I'm not sure that I agree that the donor had no right to place an expiration. Of course, I'm not sure I disagree. If she wants to donate a Thanksgiving dinner specifically then it has to be by Thursday. Let's say I want to donate quilt (and that I can quilt). So my donation is a quilt that will fit your bed. But I am even more specific and say I am donating a U of M quilt. Now, on the one hand I could be open to a MSU, OSU or even flowered quilt but it seems like if I am making the donation then I do have the option of placing limits.
If you want to give a U of M quilt,
then give a U of M quilt, as in the physical object and not a gift certificate to Quilts R Us. By the same token, if you want the dinner to only be eaten on Thursday and not at someone's Saturday Thanksgiving dinner, then find some way to stipulate that through the store, or take the winner out to a turkey dinner on Thursday yourself, or whatever. (Edit: I didn't realize you were making the quilt in your example. Yes, if you are both the donor
and the vendor, you can stipulate that you will only make a U of M quilt. Just like if you were actually cooking the dinner, you could make them stick with turkey or with your chosen date or whatever.)

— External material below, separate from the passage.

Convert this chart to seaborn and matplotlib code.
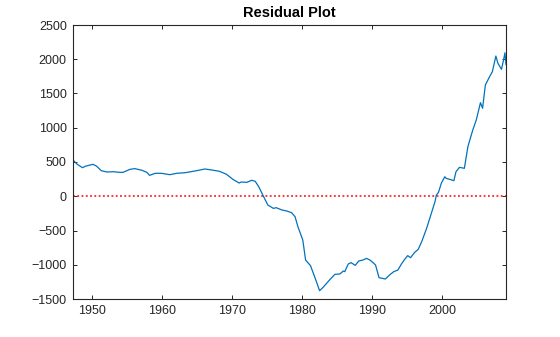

But if you give a gift certificate that does not already have an expiration date through the vendor, you can
say what you'd like the person to do with it, but it stops being yours once you've donated it and you can't make the person honor your wish. They've paid for the right to do whatever they want with it. And you can't involve the vendor in your personal quirks without even telling them.
And it seems rather mean-spirited to suggest that Thanksgiving dinner can only only only be eaten on Thursday considering we have had several ehellions post in this thread that they had to have it Friday or Saturday to get their whole family together, which is surely more important that the technical day of Thursday.